Trigonometry Fundamentals: Angles and Functions

Trigonometry is the branch of mathematics that explores the relationships between angles and sides in triangles. It’s a critical tool in fields like navigation, engineering, physics, and even astronomy, helping us measure distances and model periodic phenomena.

Basic Trigonometric Functions

In a right triangle, the three primary trigonometric functions relate the angles to the ratios of the sides:

Sine (\( \sin(\theta) \)): \( \frac{\text{opposite}}{\text{hypotenuse}} \) - measures the vertical component.
Cosine (\( \cos(\theta) \)): \( \frac{\text{adjacent}}{\text{hypotenuse}} \) - measures the horizontal component.
Tangent (\( \tan(\theta) \)): \( \frac{\text{opposite}}{\text{adjacent}} \) - the ratio of sine to cosine.

These functions are often remembered with the mnemonic SOH-CAH-TOA.
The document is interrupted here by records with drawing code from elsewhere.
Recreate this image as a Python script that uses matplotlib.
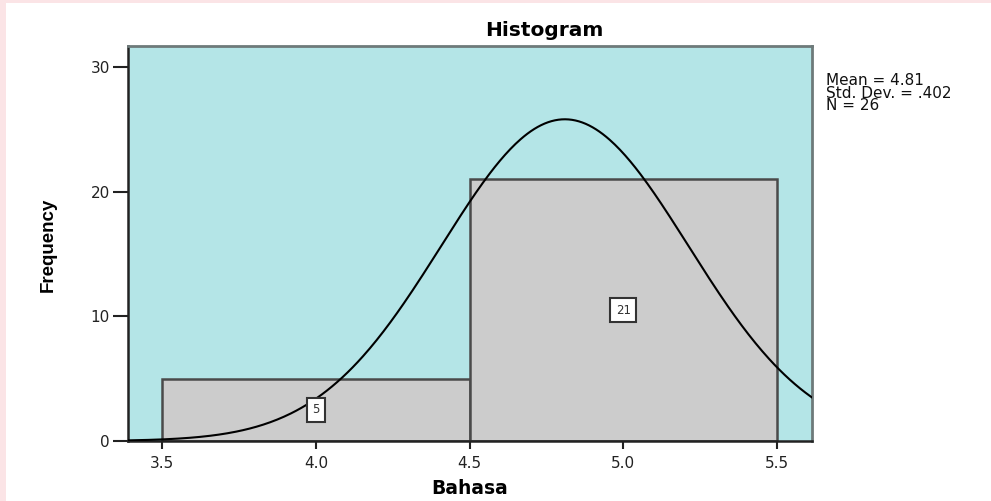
import numpy as np
import matplotlib.pyplot as plt
from matplotlib.patches import Rectangle

# histogram of Bahasa scores
bin_edges = [3.5, 4.5, 5.5]
counts = [5, 21]
mean = 4.81
std_dev = 0.402
n_obs = 26
x_ticks = [3.5, 4.0, 4.5, 5.0, 5.5]
y_ticks = [0, 10, 20, 30]

plt.rcParams["font.family"] = ["DejaVu Sans"]

fig = plt.figure(figsize=(9.91, 5.01), dpi=100)
fig.patch.set_facecolor("white")

# thin pink frame along the top and left edges of the page
fig.patches.append(Rectangle((0, 1 - 3 / 501), 1, 3 / 501, transform=fig.transFigure,
                             facecolor="#fbe4e6", edgecolor="none", zorder=0))
fig.patches.append(Rectangle((0, 0), 6 / 991, 1, transform=fig.transFigure,
                             facecolor="#fbe4e6", edgecolor="none", zorder=0))

ax = fig.add_axes([128 / 991, 1 - 441 / 501, 684 / 991, 395 / 501])
ax.set_facecolor("#b4e5e7")

widths = np.diff(bin_edges)
lefts = np.array(bin_edges[:-1])
ax.bar(lefts, counts, width=widths, align="edge", color="#cccccc",
       edgecolor="#4a4a4a", linewidth=1.8, zorder=2)

# value boxes in the middle of each bar
for left, w, c in zip(lefts, widths, counts):
    ax.text(left + w / 2, c / 2, str(c), ha="center", va="center", fontsize=8.5,
            color="#333333", zorder=4,
            bbox=dict(boxstyle="square,pad=0.45", facecolor="white",
                      edgecolor="#333333", linewidth=1.5))

xlim = (3.389, 5.614)
ylim = (0, 31.68)

# fitted normal curve scaled to counts
xs = np.linspace(xlim[0], xlim[1], 400)
bin_w = widths[0]
ys = n_obs * bin_w / (std_dev * np.sqrt(2 * np.pi)) * np.exp(-0.5 * ((xs - mean) / std_dev) ** 2)
ax.plot(xs, ys, color="black", linewidth=1.5, zorder=3)

ax.set_xlim(*xlim)
ax.set_ylim(*ylim)
ax.set_xticks(x_ticks)
ax.set_xticklabels([f"{t:.1f}" for t in x_ticks])
ax.set_yticks(y_ticks)
ax.tick_params(axis="both", labelsize=11, colors="#222222", width=1.5, pad=2)
ax.tick_params(axis="y", length=11)
ax.tick_params(axis="x", length=6, pad=5)

for side in ["left", "bottom"]:
    ax.spines[side].set_color("#222222")
    ax.spines[side].set_linewidth(1.8)
for side in ["top", "right"]:
    ax.spines[side].set_color("#6e7a7a")
    ax.spines[side].set_linewidth(2)

fig.text(544 / 991, 1 - 31 / 501, "Histogram", fontsize=14.5, fontweight="bold",
         ha="center", va="center")
fig.text(470 / 991, 1 - 489 / 501, "Bahasa", fontsize=13.5, fontweight="bold",
         ha="center", va="center")
fig.text(48 / 991, 1 - 245 / 501, "Frequency", fontsize=13.5, fontweight="bold",
         rotation=90, ha="center", va="center",
         family=["Liberation Sans Narrow", "Liberation Sans", "DejaVu Sans"])

fig.text(826 / 991, 1 - 73 / 501,
         f"Mean = {mean:.2f}\nStd. Dev. = {str(std_dev)[1:]}\nN = {n_obs}",
         fontsize=11, va="top", ha="left", linespacing=0.8, color="#111111")

fig.savefig("out.png", dpi=100, facecolor=fig.get_facecolor())
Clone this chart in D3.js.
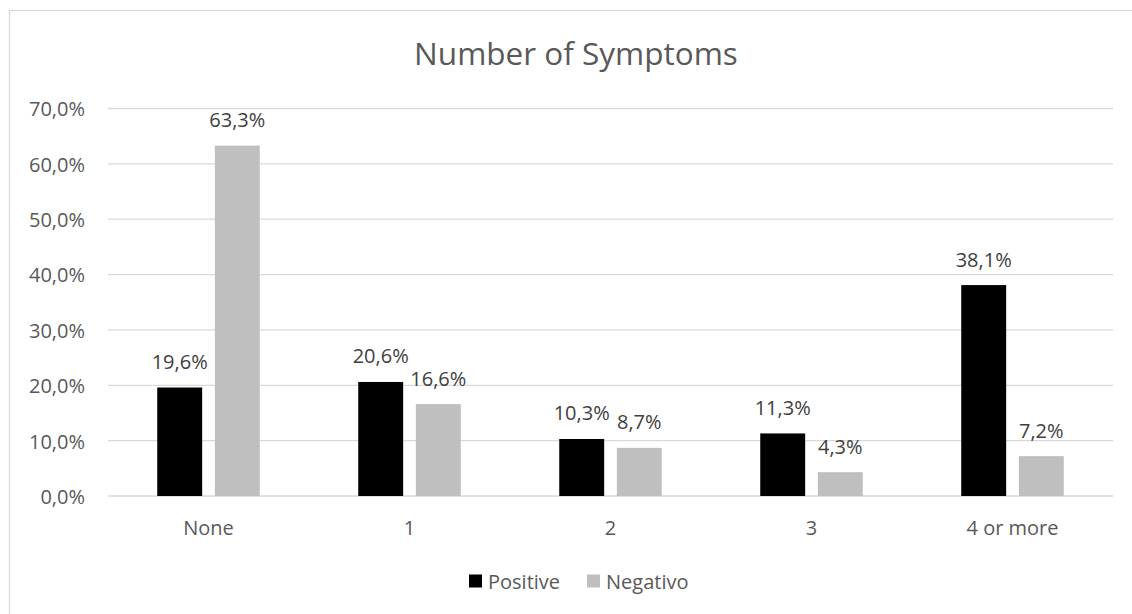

Example: The 3-4-5 Right Triangle

Consider a right triangle with legs of lengths 3 and 4, and a hypotenuse of 5 (a Pythagorean triple). For the angle \( \theta \) opposite the side of length 3:

\[ \sin(\theta) = \frac{3}{5} = 0.6 \]

\[ \cos(\theta) = \frac{4}{5} = 0.8 \]

\[ \tan(\theta) = \frac{3}{4} = 0.75 \]

These values can be verified using a calculator: \( \sin^{-1}(0.6) \approx 36.87^\circ \), which is the angle \( \theta \).

Graphical Representation

The sine function is periodic, oscillating between -1 and 1. Here’s a graph of \( y = \sin(x) \) over \( x \) from -5 to 5 radians:

Applications of Trigonometry

Trigonometry has vast real-world uses:

Navigation: Calculating distances and angles for ships or planes using triangulation.
Engineering: Designing bridges or buildings by analyzing forces and angles.
Physics: Modeling waves (sound, light) with sine and cosine functions.

For example, the height of a building can be found using the angle of elevation and the distance from its base: \( h = d \cdot \tan(\theta) \).